YOUR GOAL:
Provide an exact copy of the data, excluding the images.

THE DATA:
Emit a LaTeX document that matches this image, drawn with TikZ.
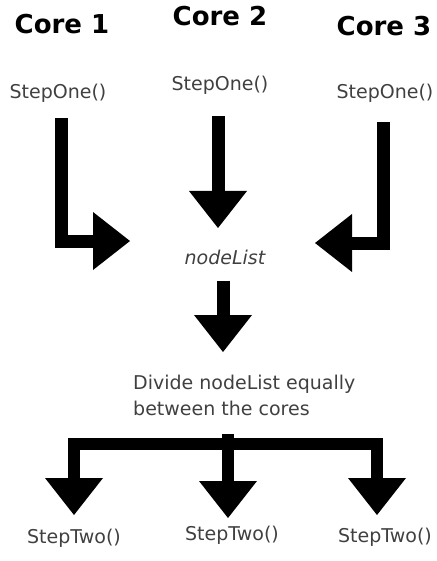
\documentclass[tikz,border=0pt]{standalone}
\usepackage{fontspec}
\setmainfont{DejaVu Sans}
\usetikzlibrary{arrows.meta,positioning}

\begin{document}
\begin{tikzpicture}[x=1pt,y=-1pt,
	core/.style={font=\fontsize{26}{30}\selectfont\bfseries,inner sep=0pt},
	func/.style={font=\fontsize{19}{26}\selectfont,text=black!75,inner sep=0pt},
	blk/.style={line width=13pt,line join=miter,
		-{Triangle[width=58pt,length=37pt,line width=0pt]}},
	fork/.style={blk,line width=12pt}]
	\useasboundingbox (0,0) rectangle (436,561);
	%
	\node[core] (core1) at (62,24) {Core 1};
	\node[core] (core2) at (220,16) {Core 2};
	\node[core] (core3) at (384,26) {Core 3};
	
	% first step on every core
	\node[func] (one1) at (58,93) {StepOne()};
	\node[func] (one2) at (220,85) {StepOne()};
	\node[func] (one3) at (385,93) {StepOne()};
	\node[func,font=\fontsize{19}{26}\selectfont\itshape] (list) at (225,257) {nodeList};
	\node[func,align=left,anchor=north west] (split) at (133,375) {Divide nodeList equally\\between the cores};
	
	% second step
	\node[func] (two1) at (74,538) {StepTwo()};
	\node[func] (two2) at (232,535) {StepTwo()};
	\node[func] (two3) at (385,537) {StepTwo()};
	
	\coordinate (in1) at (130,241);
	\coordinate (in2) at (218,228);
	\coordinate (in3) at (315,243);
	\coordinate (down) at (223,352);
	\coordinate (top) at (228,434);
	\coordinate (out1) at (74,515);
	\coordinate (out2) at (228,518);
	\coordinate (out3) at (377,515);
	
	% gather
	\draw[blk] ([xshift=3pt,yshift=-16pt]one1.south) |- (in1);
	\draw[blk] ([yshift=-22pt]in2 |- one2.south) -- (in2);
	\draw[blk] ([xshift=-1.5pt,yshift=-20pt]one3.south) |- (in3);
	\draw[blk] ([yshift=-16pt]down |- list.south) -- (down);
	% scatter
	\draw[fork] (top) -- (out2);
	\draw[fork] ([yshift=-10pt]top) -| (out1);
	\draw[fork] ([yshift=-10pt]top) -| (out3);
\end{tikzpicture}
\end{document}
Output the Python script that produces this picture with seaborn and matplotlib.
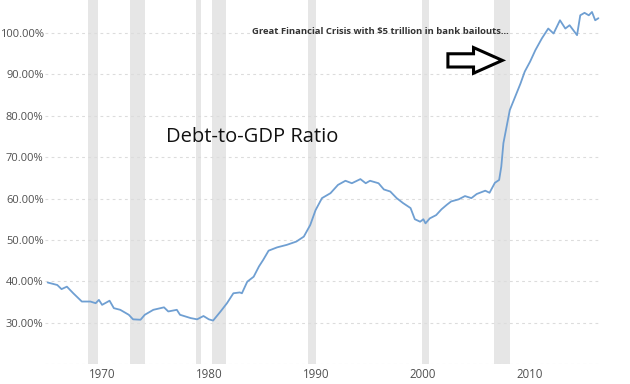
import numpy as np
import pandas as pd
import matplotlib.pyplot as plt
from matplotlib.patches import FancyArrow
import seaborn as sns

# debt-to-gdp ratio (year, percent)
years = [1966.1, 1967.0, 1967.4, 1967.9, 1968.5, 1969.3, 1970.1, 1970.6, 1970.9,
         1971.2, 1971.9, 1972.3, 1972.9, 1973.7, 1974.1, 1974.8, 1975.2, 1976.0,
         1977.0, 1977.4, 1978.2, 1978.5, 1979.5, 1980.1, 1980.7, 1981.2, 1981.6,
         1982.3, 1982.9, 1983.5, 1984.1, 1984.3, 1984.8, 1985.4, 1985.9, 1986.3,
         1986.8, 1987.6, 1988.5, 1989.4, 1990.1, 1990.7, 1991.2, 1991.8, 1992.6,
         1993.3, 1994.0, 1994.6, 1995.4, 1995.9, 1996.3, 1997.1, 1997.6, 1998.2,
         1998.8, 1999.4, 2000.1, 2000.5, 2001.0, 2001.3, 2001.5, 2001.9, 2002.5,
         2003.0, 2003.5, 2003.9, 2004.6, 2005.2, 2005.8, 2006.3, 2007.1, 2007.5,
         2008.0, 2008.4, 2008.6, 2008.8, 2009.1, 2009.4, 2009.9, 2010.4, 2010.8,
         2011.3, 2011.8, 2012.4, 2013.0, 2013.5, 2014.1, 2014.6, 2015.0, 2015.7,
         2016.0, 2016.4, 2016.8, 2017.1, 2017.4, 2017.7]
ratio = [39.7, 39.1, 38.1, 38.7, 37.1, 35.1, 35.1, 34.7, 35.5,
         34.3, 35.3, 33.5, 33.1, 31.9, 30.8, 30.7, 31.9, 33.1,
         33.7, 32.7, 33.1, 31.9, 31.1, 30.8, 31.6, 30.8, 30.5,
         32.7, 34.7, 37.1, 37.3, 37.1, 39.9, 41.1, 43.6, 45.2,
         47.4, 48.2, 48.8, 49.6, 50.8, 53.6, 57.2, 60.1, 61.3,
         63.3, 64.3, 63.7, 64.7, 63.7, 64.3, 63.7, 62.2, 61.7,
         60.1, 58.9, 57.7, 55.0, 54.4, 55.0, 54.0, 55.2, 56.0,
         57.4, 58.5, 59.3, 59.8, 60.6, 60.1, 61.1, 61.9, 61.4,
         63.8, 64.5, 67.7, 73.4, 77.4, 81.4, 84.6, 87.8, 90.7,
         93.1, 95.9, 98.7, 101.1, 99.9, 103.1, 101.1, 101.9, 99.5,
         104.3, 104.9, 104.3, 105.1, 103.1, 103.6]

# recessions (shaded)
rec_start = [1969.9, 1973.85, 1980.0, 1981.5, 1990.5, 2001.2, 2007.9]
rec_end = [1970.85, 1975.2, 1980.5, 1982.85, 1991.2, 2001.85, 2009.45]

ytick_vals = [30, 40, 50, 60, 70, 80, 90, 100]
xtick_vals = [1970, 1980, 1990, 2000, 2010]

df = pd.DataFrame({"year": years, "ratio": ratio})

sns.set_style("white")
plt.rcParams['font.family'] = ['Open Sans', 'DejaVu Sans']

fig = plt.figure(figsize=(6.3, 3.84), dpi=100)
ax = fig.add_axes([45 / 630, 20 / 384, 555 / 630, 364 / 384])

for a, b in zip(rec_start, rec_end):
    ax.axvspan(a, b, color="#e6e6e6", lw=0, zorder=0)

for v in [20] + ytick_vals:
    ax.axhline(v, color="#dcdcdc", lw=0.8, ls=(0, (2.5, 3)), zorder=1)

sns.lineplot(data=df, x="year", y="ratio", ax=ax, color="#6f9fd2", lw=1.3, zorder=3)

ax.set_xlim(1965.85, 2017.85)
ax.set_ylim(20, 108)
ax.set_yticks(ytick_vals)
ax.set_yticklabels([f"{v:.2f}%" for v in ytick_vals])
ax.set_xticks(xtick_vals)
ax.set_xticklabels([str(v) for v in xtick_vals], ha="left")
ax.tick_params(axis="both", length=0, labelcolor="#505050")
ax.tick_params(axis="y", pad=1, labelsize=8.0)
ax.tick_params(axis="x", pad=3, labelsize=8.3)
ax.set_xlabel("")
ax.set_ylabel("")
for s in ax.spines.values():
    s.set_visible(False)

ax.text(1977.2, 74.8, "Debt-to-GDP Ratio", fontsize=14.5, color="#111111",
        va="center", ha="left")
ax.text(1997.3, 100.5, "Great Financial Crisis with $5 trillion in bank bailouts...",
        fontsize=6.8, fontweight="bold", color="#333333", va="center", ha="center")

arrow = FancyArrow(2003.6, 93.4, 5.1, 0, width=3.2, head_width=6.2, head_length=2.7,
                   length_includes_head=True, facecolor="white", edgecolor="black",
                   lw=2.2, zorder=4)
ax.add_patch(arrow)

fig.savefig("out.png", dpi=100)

WRITTEN RESPONSE:
Emit a LaTeX document that matches this image, drawn with TikZ.
\documentclass[tikz,border=0pt]{standalone}
\usepackage{fontspec}
\setmainfont{DejaVu Sans}
\usetikzlibrary{arrows.meta,positioning}

\begin{document}
\begin{tikzpicture}[x=1pt,y=-1pt,
	core/.style={font=\fontsize{26}{30}\selectfont\bfseries,inner sep=0pt},
	func/.style={font=\fontsize{19}{26}\selectfont,text=black!75,inner sep=0pt},
	blk/.style={line width=13pt,line join=miter,
		-{Triangle[width=58pt,length=37pt,line width=0pt]}},
	fork/.style={blk,line width=12pt}]
	\useasboundingbox (0,0) rectangle (436,561);
	%
	\node[core] (core1) at (62,24) {Core 1};
	\node[core] (core2) at (220,16) {Core 2};
	\node[core] (core3) at (384,26) {Core 3};
	
	% first step on every core
	\node[func] (one1) at (58,93) {StepOne()};
	\node[func] (one2) at (220,85) {StepOne()};
	\node[func] (one3) at (385,93) {StepOne()};
	\node[func,font=\fontsize{19}{26}\selectfont\itshape] (list) at (225,257) {nodeList};
	\node[func,align=left,anchor=north west] (split) at (133,375) {Divide nodeList equally\\between the cores};
	
	% second step
	\node[func] (two1) at (74,538) {StepTwo()};
	\node[func] (two2) at (232,535) {StepTwo()};
	\node[func] (two3) at (385,537) {StepTwo()};
	
	\coordinate (in1) at (130,241);
	\coordinate (in2) at (218,228);
	\coordinate (in3) at (315,243);
	\coordinate (down) at (223,352);
	\coordinate (top) at (228,434);
	\coordinate (out1) at (74,515);
	\coordinate (out2) at (228,518);
	\coordinate (out3) at (377,515);
	
	% gather
	\draw[blk] ([xshift=3pt,yshift=-16pt]one1.south) |- (in1);
	\draw[blk] ([yshift=-22pt]in2 |- one2.south) -- (in2);
	\draw[blk] ([xshift=-1.5pt,yshift=-20pt]one3.south) |- (in3);
	\draw[blk] ([yshift=-16pt]down |- list.south) -- (down);
	% scatter
	\draw[fork] (top) -- (out2);
	\draw[fork] ([yshift=-10pt]top) -| (out1);
	\draw[fork] ([yshift=-10pt]top) -| (out3);
\end{tikzpicture}
\end{document}
Output the Python script that produces this picture with seaborn and matplotlib.
import numpy as np
import pandas as pd
import matplotlib.pyplot as plt
from matplotlib.patches import FancyArrow
import seaborn as sns

# debt-to-gdp ratio (year, percent)
years = [1966.1, 1967.0, 1967.4, 1967.9, 1968.5, 1969.3, 1970.1, 1970.6, 1970.9,
         1971.2, 1971.9, 1972.3, 1972.9, 1973.7, 1974.1, 1974.8, 1975.2, 1976.0,
         1977.0, 1977.4, 1978.2, 1978.5, 1979.5, 1980.1, 1980.7, 1981.2, 1981.6,
         1982.3, 1982.9, 1983.5, 1984.1, 1984.3, 1984.8, 1985.4, 1985.9, 1986.3,
         1986.8, 1987.6, 1988.5, 1989.4, 1990.1, 1990.7, 1991.2, 1991.8, 1992.6,
         1993.3, 1994.0, 1994.6, 1995.4, 1995.9, 1996.3, 1997.1, 1997.6, 1998.2,
         1998.8, 1999.4, 2000.1, 2000.5, 2001.0, 2001.3, 2001.5, 2001.9, 2002.5,
         2003.0, 2003.5, 2003.9, 2004.6, 2005.2, 2005.8, 2006.3, 2007.1, 2007.5,
         2008.0, 2008.4, 2008.6, 2008.8, 2009.1, 2009.4, 2009.9, 2010.4, 2010.8,
         2011.3, 2011.8, 2012.4, 2013.0, 2013.5, 2014.1, 2014.6, 2015.0, 2015.7,
         2016.0, 2016.4, 2016.8, 2017.1, 2017.4, 2017.7]
ratio = [39.7, 39.1, 38.1, 38.7, 37.1, 35.1, 35.1, 34.7, 35.5,
         34.3, 35.3, 33.5, 33.1, 31.9, 30.8, 30.7, 31.9, 33.1,
         33.7, 32.7, 33.1, 31.9, 31.1, 30.8, 31.6, 30.8, 30.5,
         32.7, 34.7, 37.1, 37.3, 37.1, 39.9, 41.1, 43.6, 45.2,
         47.4, 48.2, 48.8, 49.6, 50.8, 53.6, 57.2, 60.1, 61.3,
         63.3, 64.3, 63.7, 64.7, 63.7, 64.3, 63.7, 62.2, 61.7,
         60.1, 58.9, 57.7, 55.0, 54.4, 55.0, 54.0, 55.2, 56.0,
         57.4, 58.5, 59.3, 59.8, 60.6, 60.1, 61.1, 61.9, 61.4,
         63.8, 64.5, 67.7, 73.4, 77.4, 81.4, 84.6, 87.8, 90.7,
         93.1, 95.9, 98.7, 101.1, 99.9, 103.1, 101.1, 101.9, 99.5,
         104.3, 104.9, 104.3, 105.1, 103.1, 103.6]

# recessions (shaded)
rec_start = [1969.9, 1973.85, 1980.0, 1981.5, 1990.5, 2001.2, 2007.9]
rec_end = [1970.85, 1975.2, 1980.5, 1982.85, 1991.2, 2001.85, 2009.45]

ytick_vals = [30, 40, 50, 60, 70, 80, 90, 100]
xtick_vals = [1970, 1980, 1990, 2000, 2010]

df = pd.DataFrame({"year": years, "ratio": ratio})

sns.set_style("white")
plt.rcParams['font.family'] = ['Open Sans', 'DejaVu Sans']

fig = plt.figure(figsize=(6.3, 3.84), dpi=100)
ax = fig.add_axes([45 / 630, 20 / 384, 555 / 630, 364 / 384])

for a, b in zip(rec_start, rec_end):
    ax.axvspan(a, b, color="#e6e6e6", lw=0, zorder=0)

for v in [20] + ytick_vals:
    ax.axhline(v, color="#dcdcdc", lw=0.8, ls=(0, (2.5, 3)), zorder=1)

sns.lineplot(data=df, x="year", y="ratio", ax=ax, color="#6f9fd2", lw=1.3, zorder=3)

ax.set_xlim(1965.85, 2017.85)
ax.set_ylim(20, 108)
ax.set_yticks(ytick_vals)
ax.set_yticklabels([f"{v:.2f}%" for v in ytick_vals])
ax.set_xticks(xtick_vals)
ax.set_xticklabels([str(v) for v in xtick_vals], ha="left")
ax.tick_params(axis="both", length=0, labelcolor="#505050")
ax.tick_params(axis="y", pad=1, labelsize=8.0)
ax.tick_params(axis="x", pad=3, labelsize=8.3)
ax.set_xlabel("")
ax.set_ylabel("")
for s in ax.spines.values():
    s.set_visible(False)

ax.text(1977.2, 74.8, "Debt-to-GDP Ratio", fontsize=14.5, color="#111111",
        va="center", ha="left")
ax.text(1997.3, 100.5, "Great Financial Crisis with $5 trillion in bank bailouts...",
        fontsize=6.8, fontweight="bold", color="#333333", va="center", ha="center")

arrow = FancyArrow(2003.6, 93.4, 5.1, 0, width=3.2, head_width=6.2, head_length=2.7,
                   length_includes_head=True, facecolor="white", edgecolor="black",
                   lw=2.2, zorder=4)
ax.add_patch(arrow)

fig.savefig("out.png", dpi=100)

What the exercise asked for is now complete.